Q: How and when did "gay" come to mean homosexual?
A: John D'Emilio, a historian at the University of North Carolina who has written extensively about gay history, said that despite many theories, it originated in the 1920s when male homosexuals began applying it to themselves. They borrowed it from its earlier use, when it meant prostitutes and loose women. It was used in the closed society of homosexuals after World War II. The general population was mostly unaware that "gay" meant anything more than merry until the closet started opening in the '60s.
Q: Muslims, Serbs and Croats in Bosnia look alike to me. How can they tell who they're shooting at?
A: It's not always easy, because their differences aren't racial but are based on religion and tradition. Troops wear uniforms, and some civilians wear ethnically distinctive clothing, but most don't. In general, rivals in such conflicts know where different groups live and often know each other.
Q: I've heard Sen. Bob Dole and other Republicans refer to themselves as the "loyal opposition." Loyal to whom?
A: The country. The term implies a responsibility to oppose with patriotic motives.
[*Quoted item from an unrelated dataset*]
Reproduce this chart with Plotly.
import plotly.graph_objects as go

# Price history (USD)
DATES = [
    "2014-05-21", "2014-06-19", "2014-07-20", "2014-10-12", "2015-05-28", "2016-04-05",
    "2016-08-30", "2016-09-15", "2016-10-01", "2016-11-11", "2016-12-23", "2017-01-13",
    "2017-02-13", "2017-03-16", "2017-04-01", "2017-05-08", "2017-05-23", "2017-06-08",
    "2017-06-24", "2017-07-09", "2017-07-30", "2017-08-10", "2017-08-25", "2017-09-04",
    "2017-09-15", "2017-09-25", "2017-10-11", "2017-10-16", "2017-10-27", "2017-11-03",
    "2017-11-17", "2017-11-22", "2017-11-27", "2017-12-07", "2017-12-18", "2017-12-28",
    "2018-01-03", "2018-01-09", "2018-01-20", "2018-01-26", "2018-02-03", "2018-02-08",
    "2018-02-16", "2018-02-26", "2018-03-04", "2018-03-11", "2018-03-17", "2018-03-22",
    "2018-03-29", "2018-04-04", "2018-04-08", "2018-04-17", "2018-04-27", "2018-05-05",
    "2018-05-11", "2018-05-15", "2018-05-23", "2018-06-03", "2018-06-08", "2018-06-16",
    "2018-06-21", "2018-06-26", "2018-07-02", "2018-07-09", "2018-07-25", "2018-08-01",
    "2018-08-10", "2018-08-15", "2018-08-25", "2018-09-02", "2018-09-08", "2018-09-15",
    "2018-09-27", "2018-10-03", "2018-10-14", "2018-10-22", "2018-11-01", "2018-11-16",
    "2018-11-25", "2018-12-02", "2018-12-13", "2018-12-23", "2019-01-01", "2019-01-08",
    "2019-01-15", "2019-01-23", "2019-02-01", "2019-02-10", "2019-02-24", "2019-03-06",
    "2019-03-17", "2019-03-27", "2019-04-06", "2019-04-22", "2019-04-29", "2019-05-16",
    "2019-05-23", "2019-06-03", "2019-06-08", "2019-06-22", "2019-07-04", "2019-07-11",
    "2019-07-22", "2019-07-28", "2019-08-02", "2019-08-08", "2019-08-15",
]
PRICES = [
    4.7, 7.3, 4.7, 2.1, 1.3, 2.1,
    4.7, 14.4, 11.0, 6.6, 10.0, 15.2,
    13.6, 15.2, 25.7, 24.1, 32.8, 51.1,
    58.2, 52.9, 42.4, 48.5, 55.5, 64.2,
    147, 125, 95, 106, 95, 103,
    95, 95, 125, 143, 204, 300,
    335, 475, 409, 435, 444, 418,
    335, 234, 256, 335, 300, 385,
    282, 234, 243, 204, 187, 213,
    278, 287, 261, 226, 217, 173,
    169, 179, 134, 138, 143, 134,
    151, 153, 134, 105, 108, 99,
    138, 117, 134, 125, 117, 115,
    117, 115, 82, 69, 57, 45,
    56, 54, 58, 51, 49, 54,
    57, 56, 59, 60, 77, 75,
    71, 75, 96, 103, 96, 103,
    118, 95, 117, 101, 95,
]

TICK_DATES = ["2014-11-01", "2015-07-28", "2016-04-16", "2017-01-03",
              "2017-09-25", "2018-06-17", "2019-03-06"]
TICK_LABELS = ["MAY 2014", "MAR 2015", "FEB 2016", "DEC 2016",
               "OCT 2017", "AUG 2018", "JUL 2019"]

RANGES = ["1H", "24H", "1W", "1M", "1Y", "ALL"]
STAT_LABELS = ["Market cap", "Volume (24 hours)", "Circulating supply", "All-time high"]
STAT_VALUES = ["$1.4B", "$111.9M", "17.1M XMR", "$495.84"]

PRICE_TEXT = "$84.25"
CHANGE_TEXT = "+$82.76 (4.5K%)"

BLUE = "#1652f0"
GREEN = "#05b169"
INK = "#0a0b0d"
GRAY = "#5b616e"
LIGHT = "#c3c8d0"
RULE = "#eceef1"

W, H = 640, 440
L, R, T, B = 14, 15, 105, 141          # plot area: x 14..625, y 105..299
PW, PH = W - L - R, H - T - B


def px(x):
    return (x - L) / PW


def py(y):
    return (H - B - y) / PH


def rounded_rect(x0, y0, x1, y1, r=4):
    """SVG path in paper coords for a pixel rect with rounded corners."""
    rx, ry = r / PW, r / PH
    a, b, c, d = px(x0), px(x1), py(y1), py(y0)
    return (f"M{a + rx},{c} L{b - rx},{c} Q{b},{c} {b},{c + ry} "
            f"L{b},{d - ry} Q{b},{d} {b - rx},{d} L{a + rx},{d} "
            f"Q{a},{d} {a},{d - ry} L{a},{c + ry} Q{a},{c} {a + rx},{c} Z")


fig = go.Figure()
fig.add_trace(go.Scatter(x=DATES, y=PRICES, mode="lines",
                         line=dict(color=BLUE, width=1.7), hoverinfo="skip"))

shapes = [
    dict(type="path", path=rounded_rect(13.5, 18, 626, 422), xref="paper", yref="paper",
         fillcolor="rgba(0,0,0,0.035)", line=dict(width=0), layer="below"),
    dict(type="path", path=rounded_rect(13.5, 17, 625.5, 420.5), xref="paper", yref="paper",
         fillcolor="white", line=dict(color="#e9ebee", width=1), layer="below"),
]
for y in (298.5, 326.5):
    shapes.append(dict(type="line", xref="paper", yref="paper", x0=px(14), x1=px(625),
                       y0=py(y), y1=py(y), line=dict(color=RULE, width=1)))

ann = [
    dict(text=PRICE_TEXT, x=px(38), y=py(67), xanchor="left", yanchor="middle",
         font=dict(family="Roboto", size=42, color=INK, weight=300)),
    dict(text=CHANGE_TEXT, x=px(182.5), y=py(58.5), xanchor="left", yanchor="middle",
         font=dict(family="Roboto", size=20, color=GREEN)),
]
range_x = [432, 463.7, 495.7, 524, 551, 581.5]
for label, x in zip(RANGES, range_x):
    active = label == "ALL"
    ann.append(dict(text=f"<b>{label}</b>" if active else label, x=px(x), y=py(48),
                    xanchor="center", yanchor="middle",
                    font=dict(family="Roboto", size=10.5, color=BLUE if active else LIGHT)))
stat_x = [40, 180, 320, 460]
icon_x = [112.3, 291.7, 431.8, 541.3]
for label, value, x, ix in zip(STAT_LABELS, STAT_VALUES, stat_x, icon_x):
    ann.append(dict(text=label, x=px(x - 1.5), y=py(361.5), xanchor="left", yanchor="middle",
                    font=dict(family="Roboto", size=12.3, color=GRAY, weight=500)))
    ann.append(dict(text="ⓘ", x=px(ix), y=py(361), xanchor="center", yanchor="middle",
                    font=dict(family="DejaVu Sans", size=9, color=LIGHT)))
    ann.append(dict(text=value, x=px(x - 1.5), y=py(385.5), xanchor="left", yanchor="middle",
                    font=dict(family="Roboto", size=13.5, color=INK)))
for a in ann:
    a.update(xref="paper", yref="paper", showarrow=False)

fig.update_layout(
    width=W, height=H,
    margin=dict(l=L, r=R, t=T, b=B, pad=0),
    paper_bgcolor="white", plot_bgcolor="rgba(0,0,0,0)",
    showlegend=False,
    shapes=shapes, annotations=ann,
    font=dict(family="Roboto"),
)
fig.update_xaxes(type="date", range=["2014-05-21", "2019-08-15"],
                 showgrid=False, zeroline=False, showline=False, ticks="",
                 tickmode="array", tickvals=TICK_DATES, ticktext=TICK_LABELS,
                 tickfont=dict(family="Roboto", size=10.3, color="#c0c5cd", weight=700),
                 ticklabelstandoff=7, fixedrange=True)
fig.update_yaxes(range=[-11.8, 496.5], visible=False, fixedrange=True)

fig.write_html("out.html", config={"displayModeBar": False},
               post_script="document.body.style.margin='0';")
In Britain, when political parties were first formed in the 18th century, the term meant that the party in opposition, like the party in power, was true to the royalty.
Q: What is the agenda of a new gay group called Campaign for Military Service being formed to coordinate activity regarding gays in the military? Does it advocate openly homosexual behavior, gay marriages in the military, etc.?
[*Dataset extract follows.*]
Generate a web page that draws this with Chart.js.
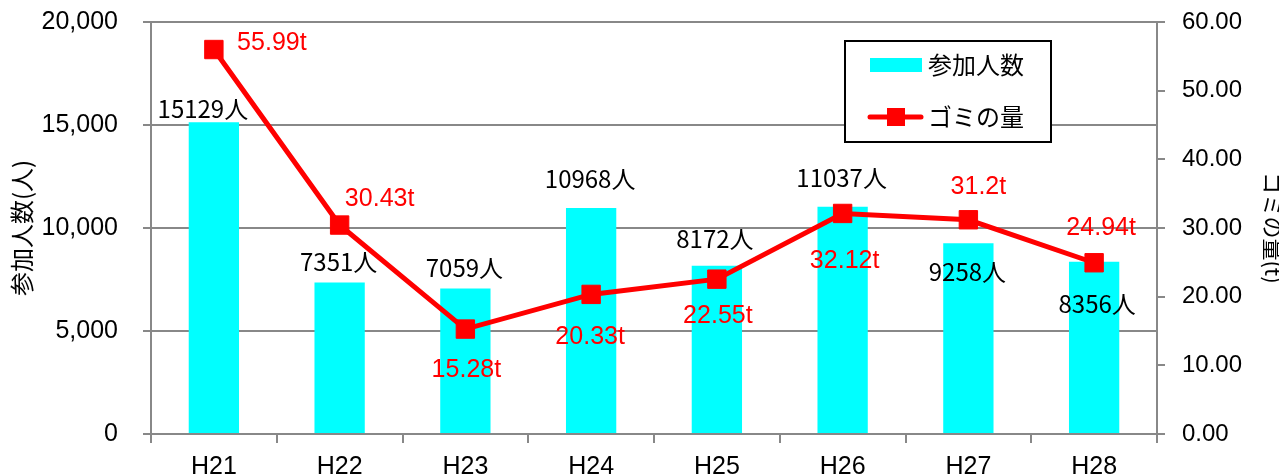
<!DOCTYPE html>
<html>
<head>
<meta charset="utf-8">
<script src="https://cdn.jsdelivr.net/npm/chart.js"></script>
<style>
  body { margin: 0; background: #fff; }
</style>
</head>
<body>
<canvas id="chart" width="1279" height="476"></canvas>
<script>
// データ
const years = ['H21', 'H22', 'H23', 'H24', 'H25', 'H26', 'H27', 'H28'];
const participants = [15129, 7351, 7059, 10968, 8172, 11037, 9258, 8356];
const garbage = [55.99, 30.43, 15.28, 20.33, 22.55, 32.12, 31.2, 24.94];
const garbageText = ['55.99', '30.43', '15.28', '20.33', '22.55', '32.12', '31.2', '24.94'];

// ラベルの位置調整 [dx, dy]
const barLabelOffset = [[-11, -13], [-1, -21], [-1, -21], [-1, -29], [-2, -27], [-1, -29], [-1, 29], [3, 42]];
const lineLabelOffset = [[58, -6], [40, -26], [1, 41], [-1, 43], [1, 37], [2, 48], [10, -33], [7, -35]];

const cjk = '"Noto Sans CJK JP", sans-serif';
const latin = '"Liberation Sans", Arial, sans-serif';

Chart.defaults.color = '#000';

// 値ラベル
const valueLabels = {
    id: 'valueLabels',
    afterDatasetsDraw(chart) {
        const ctx = chart.ctx;
        const lineMeta = chart.getDatasetMeta(0);
        const barMeta = chart.getDatasetMeta(1);
        ctx.save();
        ctx.textAlign = 'center';
        ctx.textBaseline = 'middle';
        ctx.font = '24px ' + cjk;
        ctx.fillStyle = '#000';
        barMeta.data.forEach(function(bar, i) {
            ctx.fillText(participants[i] + '人', bar.x + barLabelOffset[i][0], bar.y + barLabelOffset[i][1]);
        });
        ctx.font = '25px ' + latin;
        ctx.fillStyle = '#ff0000';
        lineMeta.data.forEach(function(pt, i) {
            ctx.fillText(garbageText[i] + 't', pt.x + lineLabelOffset[i][0], pt.y + lineLabelOffset[i][1]);
        });
        ctx.restore();
    }
};

// 凡例（枠付き）
const boxLegend = {
    id: 'boxLegend',
    afterDraw(chart) {
        const ctx = chart.ctx;
        ctx.save();
        ctx.fillStyle = '#fff';
        ctx.fillRect(845, 41, 206, 101);
        ctx.strokeStyle = '#000';
        ctx.lineWidth = 2;
        ctx.strokeRect(845, 41, 206, 101);

        ctx.fillStyle = '#00ffff';
        ctx.fillRect(870, 58, 52, 14);

        ctx.strokeStyle = '#ff0000';
        ctx.lineWidth = 5;
        ctx.lineCap = 'round';
        ctx.beginPath();
        ctx.moveTo(870, 117);
        ctx.lineTo(921, 117);
        ctx.stroke();
        ctx.fillStyle = '#ff0000';
        ctx.fillRect(887, 108, 18, 18);

        ctx.fillStyle = '#000';
        ctx.font = '24px ' + cjk;
        ctx.textAlign = 'left';
        ctx.textBaseline = 'middle';
        ctx.fillText('参加人数', 928, 65);
        ctx.fillText('ゴミの量', 928, 117);
        ctx.restore();
    }
};

// 縦軸の余白を目盛ラベルの半分だけにする
function fitVertical(width) {
    return function(s) {
        s.width = width;
        s.paddingTop = 14;
        s.paddingBottom = 14;
    };
}

new Chart(document.getElementById('chart'), {
    data: {
        labels: years,
        datasets: [{
            type: 'line',
            label: 'ゴミの量',
            data: garbage,
            yAxisID: 'y2',
            borderColor: '#ff0000',
            backgroundColor: '#ff0000',
            borderWidth: 5,
            pointStyle: 'rect',
            pointRadius: 13,
            pointBorderWidth: 1,
            tension: 0,
            order: 0
        }, {
            type: 'bar',
            label: '参加人数',
            data: participants,
            yAxisID: 'y',
            backgroundColor: '#00ffff',
            barPercentage: 0.4,
            categoryPercentage: 1,
            order: 1
        }]
    },
    options: {
        responsive: false,
        animation: false,
        layout: { padding: { top: 22, right: 0, bottom: 0, left: 0 } },
        plugins: {
            legend: { display: false },
            tooltip: { enabled: false }
        },
        scales: {
            x: {
                offset: true,
                grid: { offset: true, drawOnChartArea: false, tickLength: 9, color: '#888', lineWidth: 2 },
                border: { color: '#888', width: 2 },
                ticks: { font: { family: latin, size: 25 }, padding: 9 },
                afterFit: function(s) { s.height = 42; }
            },
            y: {
                position: 'left',
                min: 0,
                max: 20000,
                grid: { color: '#888', lineWidth: 2, tickLength: 8 },
                border: { color: '#888', width: 2 },
                ticks: {
                    stepSize: 5000,
                    padding: 25,
                    font: { family: latin, size: 25 },
                    callback: function(v) { return v.toLocaleString('en-US'); }
                },
                title: {
                    display: true,
                    text: '参加人数(人)',
                    font: { family: cjk, size: 24, lineHeight: 1 },
                    padding: { top: 10, bottom: 0 }
                },
                afterFit: fitVertical(151)
            },
            y2: {
                position: 'right',
                min: 0,
                max: 60,
                grid: { drawOnChartArea: false, color: '#888', lineWidth: 2, tickLength: 8 },
                border: { color: '#888', width: 2 },
                ticks: {
                    stepSize: 10,
                    padding: 17,
                    font: { family: latin, size: 24 },
                    callback: function(v) { return v.toFixed(2); }
                },
                title: {
                    display: true,
                    text: 'ゴミの量(t)',
                    font: { family: cjk, size: 22, lineHeight: 1 },
                    padding: { top: -5, bottom: 0 }
                },
                afterFit: fitVertical(122)
            }
        }
    },
    plugins: [valueLabels, boxLegend]
});
</script>
</body>
</html>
A: A spokesman for the group said its agenda goes no further than getting the executive order signed to lift the ban on gay and lesbians serving in the armed forces.
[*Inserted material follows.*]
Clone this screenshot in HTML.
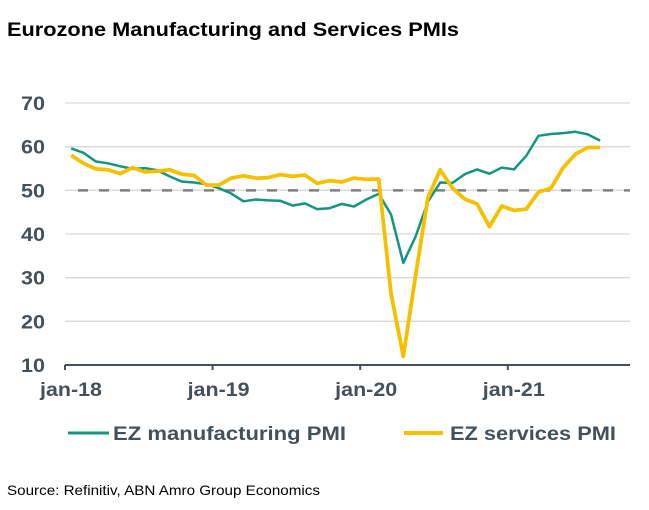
<!DOCTYPE html>
<html><head><meta charset="utf-8"><style>
body{margin:0;background:#fff;}
svg{display:block;font-family:"Liberation Sans",Arial,sans-serif;}
</style></head><body>
<svg id="chart" width="649" height="510" viewBox="0 0 649 510">
<text x="7" y="36" font-size="19" font-weight="bold" fill="#000" textLength="452" lengthAdjust="spacingAndGlyphs">Eurozone Manufacturing and Services PMIs</text>
<g id="grid"></g><g id="series"></g><g id="axis"></g>
<g>
<line x1="68" y1="433" x2="109" y2="433" stroke="#14957f" stroke-width="3"/>
<text x="113" y="440" font-size="19" font-weight="bold" fill="#44505a" textLength="233" lengthAdjust="spacingAndGlyphs">EZ manufacturing PMI</text>
<line x1="404" y1="433" x2="443" y2="433" stroke="#f5c000" stroke-width="4"/>
<text x="450" y="440" font-size="19" font-weight="bold" fill="#44505a" textLength="166" lengthAdjust="spacingAndGlyphs">EZ services PMI</text>
</g>
<text x="7" y="495" font-size="14" fill="#000" textLength="313" lengthAdjust="spacingAndGlyphs">Source: Refinitiv, ABN Amro Group Economics</text>
</svg>
<script>
const yTicks=[10,20,30,40,50,60,70];
const xTickLabels=["jan-18","jan-19","jan-20","jan-21"];
const manufacturing=[59.6,58.6,56.6,56.2,55.5,54.9,55.1,54.6,53.2,52.0,51.8,51.4,50.5,49.3,47.5,47.9,47.7,47.6,46.5,47.0,45.7,45.9,46.9,46.3,47.9,49.2,44.5,33.4,39.4,47.4,51.8,51.7,53.7,54.8,53.8,55.2,54.8,57.9,62.5,62.9,63.1,63.4,62.8,61.4];
const services=[58.0,56.2,54.9,54.7,53.8,55.2,54.2,54.4,54.7,53.7,53.4,51.2,51.2,52.8,53.3,52.8,52.9,53.6,53.2,53.5,51.6,52.2,51.9,52.8,52.5,52.6,26.4,12.0,30.5,48.3,54.7,50.5,48.0,46.9,41.7,46.4,45.4,45.7,49.6,50.5,55.2,58.3,59.8,59.8];
const threshold=50;
const NS="http://www.w3.org/2000/svg";
const x0=65,mw=12.3,xEnd=630;
function xPos(i){return x0+(i+0.5)*mw;}
function yPos(v){return 365-(v-10)*(262/60);}
function mk(t,a,p){const e=document.createElementNS(NS,t);for(const k in a)e.setAttribute(k,a[k]);p.appendChild(e);return e;}
const grid=document.getElementById('grid'),axis=document.getElementById('axis'),ser=document.getElementById('series');
yTicks.forEach(v=>{
 if(v>10){const l=mk('line',{x1:x0,x2:xEnd,y1:yPos(v),y2:yPos(v),stroke:'#d9d9d9','stroke-width':1.3},grid);
 
 }
 const t=mk('text',{x:45,y:yPos(v)+7,'font-size':19,'font-weight':'bold',fill:'#44505a','text-anchor':'end',textLength:24,lengthAdjust:'spacingAndGlyphs'},axis);
 t.textContent=v;
 
 
});
const th=mk('line',{x1:x0+13,x2:xEnd,y1:yPos(threshold),y2:yPos(threshold),stroke:'#808080','stroke-width':2.5,'stroke-dasharray':'10 11'},grid);


const ax=mk('line',{x1:x0,x2:xEnd,y1:365,y2:365,stroke:'#44505a','stroke-width':2},axis);


xTickLabels.forEach((s,k)=>{
 const x=x0+k*12*mw;
 const tk=mk('line',{x1:x,x2:x,y1:365,y2:370,stroke:'#44505a','stroke-width':2},axis);
 
 
 const t=mk('text',{x:x+6,y:396,'font-size':19,'font-weight':'bold',fill:'#44505a','text-anchor':'middle',textLength:62,lengthAdjust:'spacingAndGlyphs'},axis);
 t.textContent=s;
 
 
});
function line(arr,col,w,name){
 const p=mk('polyline',{points:arr.map((v,i)=>xPos(i).toFixed(1)+','+yPos(v).toFixed(1)).join(' '),fill:'none',stroke:col,'stroke-width':w,'stroke-linejoin':'round'},ser);
 
 
}
line(manufacturing,'#14957f',2.5,'manufacturing-pmi-line');
line(services,'#f5c000',3.8,'services-pmi-line');
</script>
</body></html>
Q: Have any ex-presidents returned to government?
A: After being president, John Quincy Adams served in the House, Andrew Johnson served in the Senate, William Howard Taft was co-chairman of the National War Labor Board and chief justice of the United States, and Herbert Hoover chaired two key federal commissions after World War II. Oddest of all, John Tyler was elected to the Confederate Legislature from Virginia.
Q: What is the nationality of Boutros Boutros-Ghali?
A: The secretary- general of the United Nations is Egyptian. He had been a diplomat and Egypt's foreign minister.